Intuition for sampling random variables?

Question

I have recently come to understand random variables from the perspective as deterministic measurable functions $X: \Omega \to \mathbb{R}$. I've been rereading some old statistics text books and realized that in this framework I no longer understand what it means to sample something.

For example, in a recent text, I read something along the lines of "you can sample a geometric random variable with parameter $p$ by flipping a $p$-weighted coin and counting the number of flips until tails is turned". I am not sure how to intuitively interpret this as a random variable in this measure theory framework.

Somewhat similarly, when texts say "sample i.i.d $X_1,\ldots, X_n \sim \mathcal{N}(\mu, \sigma^2)$" what exactly does this mean? By what process do we actually accomplish this? Does this just mean that we explicitly choose a bunch of functions $X_k: \Omega\to \mathbb{R}$ satisfying equality of distribution functions $F_{X_k}(\alpha) = \Phi(\alpha)$ and independence of laws: $\mathcal{P}_{(X_i, X_j)} = \mathcal{P}_{X_i}\times \mathcal{P}_{X_j}$?

Any intuitive clarifications would be really helpful! Huge plus if there's a nice way to formalize these methods for sampling and sampling i.i.d etc.

Answer 1

I'm going to assume two things:

(i) On the interval $(0,1)$, we can define a probability measure that gives each inverval of the form $(a,b)$ with $0<a<b<1$ the measure $b-a$.

(ii) On the product set $(0,1)^n = (0,1) \times \cdots \times (0,1)$ ($n$-dimensional unit box), we can extend the measure from (i) to a new probability measure that gives each rectangle of the form $(a_1,b_1) \times \cdots \times (a_n,b_n)$ with $0<a_i<b_i<1$ measure $(b_1-a_1) \cdots (b_n-a_n)$.

In words, we are assuming that we have a way of measuring subsets of $(0,1)$ and $(0,1)^n$, respectively, that will return the length of an interval and the volume of a box, respectively, when applied to these simple sets.
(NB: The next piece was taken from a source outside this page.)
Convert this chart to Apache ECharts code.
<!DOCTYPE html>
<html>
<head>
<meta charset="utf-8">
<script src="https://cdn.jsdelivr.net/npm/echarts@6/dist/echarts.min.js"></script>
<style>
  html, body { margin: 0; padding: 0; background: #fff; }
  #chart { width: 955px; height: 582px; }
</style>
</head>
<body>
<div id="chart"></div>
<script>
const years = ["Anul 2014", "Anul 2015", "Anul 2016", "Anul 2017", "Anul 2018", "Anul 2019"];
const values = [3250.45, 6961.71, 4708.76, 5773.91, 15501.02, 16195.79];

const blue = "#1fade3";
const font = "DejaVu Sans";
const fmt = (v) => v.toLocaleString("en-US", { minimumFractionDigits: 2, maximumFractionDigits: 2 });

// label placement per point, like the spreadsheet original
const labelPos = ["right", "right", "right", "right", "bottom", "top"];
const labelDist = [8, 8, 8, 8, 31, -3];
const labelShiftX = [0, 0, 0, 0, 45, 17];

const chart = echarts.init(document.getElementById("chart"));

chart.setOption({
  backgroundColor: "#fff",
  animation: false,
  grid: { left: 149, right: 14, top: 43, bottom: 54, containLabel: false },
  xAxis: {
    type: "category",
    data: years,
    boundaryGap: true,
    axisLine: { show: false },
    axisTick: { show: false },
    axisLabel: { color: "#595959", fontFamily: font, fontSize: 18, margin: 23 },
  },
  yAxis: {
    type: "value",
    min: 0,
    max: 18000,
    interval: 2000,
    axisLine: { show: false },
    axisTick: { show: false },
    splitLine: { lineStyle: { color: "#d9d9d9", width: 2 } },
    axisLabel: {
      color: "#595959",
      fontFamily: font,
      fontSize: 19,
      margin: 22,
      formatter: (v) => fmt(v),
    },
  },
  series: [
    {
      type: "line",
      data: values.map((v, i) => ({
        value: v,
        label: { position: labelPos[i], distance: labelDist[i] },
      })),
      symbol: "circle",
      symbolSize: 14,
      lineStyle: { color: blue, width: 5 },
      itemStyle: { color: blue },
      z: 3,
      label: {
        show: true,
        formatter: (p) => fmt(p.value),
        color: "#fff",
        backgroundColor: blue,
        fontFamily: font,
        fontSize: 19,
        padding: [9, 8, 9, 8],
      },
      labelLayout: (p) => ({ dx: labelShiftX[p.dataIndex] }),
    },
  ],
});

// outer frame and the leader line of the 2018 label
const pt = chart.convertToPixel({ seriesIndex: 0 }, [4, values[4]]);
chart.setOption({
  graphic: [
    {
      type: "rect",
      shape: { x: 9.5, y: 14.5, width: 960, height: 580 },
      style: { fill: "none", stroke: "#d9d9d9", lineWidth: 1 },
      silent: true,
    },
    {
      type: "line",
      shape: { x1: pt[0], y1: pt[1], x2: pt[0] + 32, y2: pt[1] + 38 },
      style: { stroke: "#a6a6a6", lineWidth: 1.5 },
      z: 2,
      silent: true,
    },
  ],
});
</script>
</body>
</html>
To generate a single random variable $X$ with the $N(\mu,\sigma^2)$ distribution, you proceed as follows: Define the measurable function $X: (0,1) \to \mathbb{R}$ (on the probability space defined by the measure in (i)) so that $X(u) = F^{-1}(u)$ for any $u \in (0,1)$, where $F$ is the cdf of a $N(\mu,\sigma^2)$ random variable. ($F$ is continuous and strictly increasing, so it is invertible.) To see that $X$ so defined has the correct distribution, note that for any $x \in \mathbb{R}$, we have $$ P(\{X \leq x\}) = P(\{u : F^{-1}(u) \leq x\}) = P(\{u: u \leq F(x)\}) = P([0,F(x)]) = F(x). $$ This is a way to define $X \sim N(\mu,\sigma^2)$ as a measurable function from $(0,1)$ to $\mathbb{R}$.
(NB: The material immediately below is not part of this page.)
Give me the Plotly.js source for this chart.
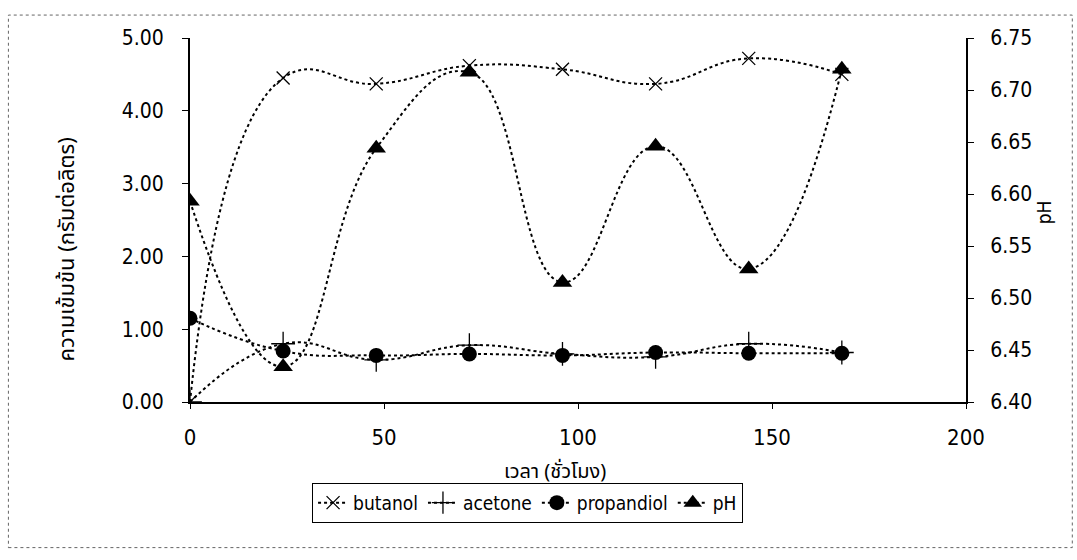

You can then define $n$ independent copies $X_1,\ldots,X_n$ as follows: First create a function $$ X(u_1,\ldots,u_n) = (F^{-1}(u_1),\ldots,F^{-1}(u_n)) $$ from $(0,1)^n \to \mathbb{R}^n$. Then define the coordinate maps $$ \pi_i(x_1,\ldots,x_n) = x_i $$ from $\mathbb{R}^n \to \mathbb{R}$ for $i=1,\ldots,n$. The composite functions $X_1 = \pi_1 \circ X,\ldots,X_n = \pi_n \circ X$ then give you $n$ random variables that are all defined on the same probability space $(0,1)^n$, with the measure given in (ii). By using the fact that $\{X_i \leq x_i\} = [0,F(x_i)]$ (by the same argument as above), and the fact that the measure of a box is its volume by (ii), you can easily show that $X_1,\ldots,X_n$ are i.i.d. with distribution $N(\mu,\sigma^2)$.